Monday, October 20, 2008

1 Chronicles 1:11-12

11 Mizraim was the father of the Ludites, Anamites, Lehabites, Naphtuhites, 12 Pathrusites, Casluhites (from whom the Philistines came) and Caphtorites. (NIV)

The Philistines mentioned here are really just a parenthetical aside. If we don't count them in the complete list, then the complete "Table of Nations" (1 Chronicles 1:5-23) has 70 names. 26 of them are from Shem, 30 are from Ham and 14 are from Japheth.

For the people reading Chronicles, the number 70 would have a special satisfaction and even a spiritual significance. As a multiple of 7, it presents God's hand in the providence of the world.

The Ludites are sometimes described as bowmen (Jeremiah 46:9), and are placed in both Africa (as descendants of Mizraim's Egyptians) and Asia—it is generally accepted that Lud was the kingdom of Lydia in Asia Minor.

The Anamites may have been a minor tribe of the Egyptians. An Assyrian text from the time of Sargon II (722-705 BC) refers to the Anami in Egypt.

The Lehabites were probably the Libyans (Nahum 3:9) or a branch of the Libyans.

The Naphtuhites have not been identified. They were probably an Egyptian tribe; perhaps located in the central Nile region.

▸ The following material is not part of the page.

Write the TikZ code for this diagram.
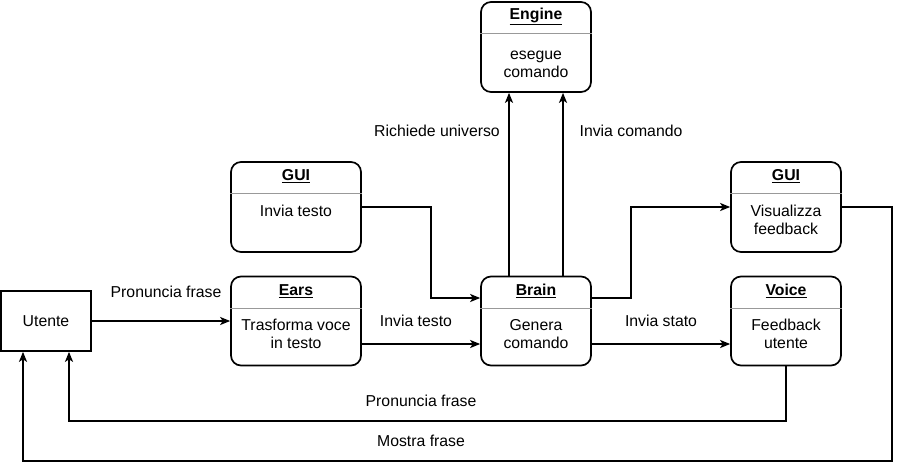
\documentclass[tikz,border=0pt]{standalone}
\usepackage{fontspec}
\setmainfont{Liberation Sans}
\usetikzlibrary{arrows.meta}
\begin{document}
\begin{tikzpicture}[x=1pt,y=-1pt,
  box/.style={draw,line width=1.7pt,rounded corners=10pt,inner sep=0pt},
  plain/.style={draw,line width=1.7pt,inner sep=0pt},
  sep/.style={draw=black!40,line width=0.8pt},
  ttl/.style={font=\fontsize{15.8}{18.5}\selectfont\bfseries,inner sep=0pt},
  body/.style={font=\fontsize{15.8}{18}\selectfont,align=center,inner sep=0pt,anchor=north},
  lbl/.style={font=\fontsize{15.8}{18.5}\selectfont,inner sep=0pt},
  arr/.style={line width=1.7pt,-{Stealth[length=10pt,width=8pt,inset=2.5pt]}},
  ln/.style={line width=1.7pt}]
\useasboundingbox (0,0) rectangle (901,471);

% boxes
\node[box,minimum width=110pt,minimum height=90pt] (engine) at (536,47) {};
\node[box,minimum width=130pt,minimum height=90pt] (guiL) at (296,207) {};
\node[box,minimum width=110pt,minimum height=90pt] (guiR) at (786,207) {};
\node[box,minimum width=130pt,minimum height=89pt] (ears) at (296,321) {};
\node[box,minimum width=110pt,minimum height=89pt] (brain) at (536,321) {};
\node[box,minimum width=110pt,minimum height=89pt] (voice) at (786,321) {};
\node[plain,minimum width=90pt,minimum height=60pt] (utente) at (46,321) {};
\node[lbl] (utenteT) at (utente.center) {Utente};

% separators
\draw[sep] (engine.west |- 0,33) -- (engine.east |- 0,33);
\draw[sep] (guiL.west |- 0,193) -- (guiL.east |- 0,193);
\draw[sep] (guiR.west |- 0,193) -- (guiR.east |- 0,193);
\draw[sep] (ears.west |- 0,308) -- (ears.east |- 0,308);
\draw[sep] (brain.west |- 0,308) -- (brain.east |- 0,308);
\draw[sep] (voice.west |- 0,308) -- (voice.east |- 0,308);

% titles
\node[ttl] (engineT) at (536,16) {\underline{Engine}};
\node[ttl] (guiLT) at (296,176) {\underline{GUI}};
\node[ttl] (guiRT) at (786,176) {\underline{GUI}};
\node[ttl] (earsT) at (296,291) {\underline{Ears}};
\node[ttl] (brainT) at (536,291) {\underline{Brain}};
\node[ttl] (voiceT) at (786,291) {\underline{Voice}};

% bodies
\node[body] (engineB) at (536,51) {esegue\\comando};
\node[body] (guiLB) at (296,205) {Invia testo};
\node[body] (guiRB) at (786,205) {Visualizza\\feedback};
\node[body] (earsB) at (296,319) {Trasforma voce\\in testo};
\node[body] (brainB) at (536,319) {Genera\\comando};
\node[body] (voiceB) at (786,319) {Feedback\\utente};

% connectors
\draw[arr] (utente.east) -- (ears.west);
\node[lbl] (l1) at (166,292) {Pronuncia frase};

\draw[arr] ([yshift=-23pt]ears.east) -- ([yshift=-23pt]brain.west);
\node[lbl] (l2) at (416,321) {Invia testo};

\draw[arr] (guiL.east) -| (431,298) -- ([yshift=23pt]brain.west);

\draw[arr] ([xshift=-27pt]brain.north) -- ([xshift=-27pt]engine.south);
\draw[arr] ([xshift=27pt]brain.north) -- ([xshift=27pt]engine.south);
\node[lbl] (l3) at (437,131) {Richiede universo};
\node[lbl] (l4) at (631,131) {Invia comando};

\draw[arr] ([yshift=23pt]brain.east) -| (631,207) -- (guiR.west);
\draw[arr] ([yshift=-23pt]brain.east) -- ([yshift=-23pt]voice.west);
\node[lbl] (l5) at (661,321) {Invia stato};

\draw[arr] (voice.south) |- (69,421) -- ([xshift=23pt]utente.south);
\node[lbl] (l6) at (421,401) {Pronuncia frase};

\draw[arr] (guiR.east) -| (892,461) -| ([xshift=-23pt]utente.south);
\node[lbl] (l7) at (421,441) {Mostra frase};
\end{tikzpicture}
\end{document}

The Pathrusites would appear to be an Egyptian people living in the upper (southern) Nile region. Pathros was a city in that part of Egypt (Isaiah 11:11; Jeremiah 44;1,15; Ezekiel 29:14; 30:14).

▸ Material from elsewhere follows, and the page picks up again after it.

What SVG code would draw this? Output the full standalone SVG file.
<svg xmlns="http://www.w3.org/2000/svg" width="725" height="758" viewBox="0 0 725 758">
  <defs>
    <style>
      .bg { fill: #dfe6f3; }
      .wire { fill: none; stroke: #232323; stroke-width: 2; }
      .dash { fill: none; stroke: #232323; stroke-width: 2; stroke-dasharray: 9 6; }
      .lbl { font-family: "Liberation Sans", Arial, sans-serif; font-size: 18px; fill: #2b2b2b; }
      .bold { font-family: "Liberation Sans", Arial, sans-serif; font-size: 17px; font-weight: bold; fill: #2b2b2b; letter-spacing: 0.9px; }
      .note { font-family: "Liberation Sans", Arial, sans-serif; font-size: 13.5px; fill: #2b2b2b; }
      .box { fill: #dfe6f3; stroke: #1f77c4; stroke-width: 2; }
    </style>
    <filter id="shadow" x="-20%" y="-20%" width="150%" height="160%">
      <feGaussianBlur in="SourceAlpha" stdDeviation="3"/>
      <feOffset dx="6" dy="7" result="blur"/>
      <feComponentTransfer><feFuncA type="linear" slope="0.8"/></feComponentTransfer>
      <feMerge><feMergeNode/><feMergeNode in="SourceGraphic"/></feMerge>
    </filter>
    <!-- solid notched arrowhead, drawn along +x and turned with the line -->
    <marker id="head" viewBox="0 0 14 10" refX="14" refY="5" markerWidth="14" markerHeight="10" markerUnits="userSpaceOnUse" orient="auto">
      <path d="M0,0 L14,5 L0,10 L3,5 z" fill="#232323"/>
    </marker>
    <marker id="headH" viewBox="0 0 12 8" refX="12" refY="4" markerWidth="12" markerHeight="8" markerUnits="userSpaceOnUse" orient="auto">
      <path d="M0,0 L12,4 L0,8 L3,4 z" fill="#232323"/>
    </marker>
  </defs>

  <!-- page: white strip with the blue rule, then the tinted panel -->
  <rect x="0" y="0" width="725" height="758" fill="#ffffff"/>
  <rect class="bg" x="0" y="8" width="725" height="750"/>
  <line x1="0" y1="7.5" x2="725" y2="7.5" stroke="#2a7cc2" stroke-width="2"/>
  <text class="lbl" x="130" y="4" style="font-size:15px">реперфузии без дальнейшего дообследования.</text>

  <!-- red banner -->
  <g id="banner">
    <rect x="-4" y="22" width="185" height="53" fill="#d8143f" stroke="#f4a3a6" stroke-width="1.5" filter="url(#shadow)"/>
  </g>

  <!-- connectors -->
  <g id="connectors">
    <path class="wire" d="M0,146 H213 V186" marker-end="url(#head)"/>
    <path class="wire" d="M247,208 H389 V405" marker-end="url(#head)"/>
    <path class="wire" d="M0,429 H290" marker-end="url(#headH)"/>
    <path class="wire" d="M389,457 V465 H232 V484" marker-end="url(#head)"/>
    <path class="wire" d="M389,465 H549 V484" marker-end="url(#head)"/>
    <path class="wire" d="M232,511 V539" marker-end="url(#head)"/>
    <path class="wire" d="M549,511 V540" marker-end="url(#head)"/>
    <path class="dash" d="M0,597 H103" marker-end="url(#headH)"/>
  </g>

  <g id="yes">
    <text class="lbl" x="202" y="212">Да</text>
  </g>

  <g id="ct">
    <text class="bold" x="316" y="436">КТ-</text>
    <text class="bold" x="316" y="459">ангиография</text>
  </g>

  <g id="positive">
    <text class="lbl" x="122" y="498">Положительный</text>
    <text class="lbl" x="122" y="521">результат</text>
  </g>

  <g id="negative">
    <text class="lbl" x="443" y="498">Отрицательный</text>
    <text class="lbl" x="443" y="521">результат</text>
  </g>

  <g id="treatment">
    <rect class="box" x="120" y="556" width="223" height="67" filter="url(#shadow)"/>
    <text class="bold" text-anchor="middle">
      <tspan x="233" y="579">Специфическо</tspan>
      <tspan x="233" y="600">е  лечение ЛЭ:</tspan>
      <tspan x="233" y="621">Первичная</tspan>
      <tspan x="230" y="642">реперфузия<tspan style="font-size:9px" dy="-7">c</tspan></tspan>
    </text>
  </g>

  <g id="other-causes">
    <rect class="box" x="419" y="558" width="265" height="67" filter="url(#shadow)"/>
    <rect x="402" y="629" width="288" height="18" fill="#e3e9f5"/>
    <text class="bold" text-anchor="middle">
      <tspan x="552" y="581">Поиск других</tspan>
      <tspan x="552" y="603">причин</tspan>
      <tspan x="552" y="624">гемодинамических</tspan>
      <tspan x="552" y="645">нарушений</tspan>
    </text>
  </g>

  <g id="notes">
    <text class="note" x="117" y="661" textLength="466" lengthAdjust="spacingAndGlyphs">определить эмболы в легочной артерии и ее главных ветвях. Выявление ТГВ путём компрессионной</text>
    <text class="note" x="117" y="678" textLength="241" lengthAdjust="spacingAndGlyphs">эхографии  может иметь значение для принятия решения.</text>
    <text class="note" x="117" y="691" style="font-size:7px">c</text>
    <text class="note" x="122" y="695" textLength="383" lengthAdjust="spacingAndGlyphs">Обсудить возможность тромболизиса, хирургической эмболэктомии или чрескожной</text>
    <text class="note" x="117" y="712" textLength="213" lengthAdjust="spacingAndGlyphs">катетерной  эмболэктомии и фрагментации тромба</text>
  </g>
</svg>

The Casluhites are also difficult to identify, perhaps because, as the ancestors of the Philistines, they were displaced from Egypt. We learn from the Doctoral Thesis of Dr. John Brug that the Philistines were the product of two distinct races, one a race of giants inhabiting the southwest coast of Canaan; the other a Greek race of a more typical height. They worked and fought together and gave us such diverse individuals as Goliath and Delilah in Scripture.

The Caphtorites were the inhabitants of the island of Crete, although the island of Cyprus is sometimes mentioned as the land of Caphtor, as well. The Talmud (Chullin 60b) mentions that the Caphtories destroyed the Awites and took their land, and that the Awites were the original Philistine people in Abraham's time. This seems to support Dr. Brug's archaeological and exegetical findings.

They were all people, like us, who needed a Savior. Some of their descendants are still in the world. Reaching out to them begins with reaching out to the people right in our own communities. They gospel is the tool we use; the gospel is the only message that saves.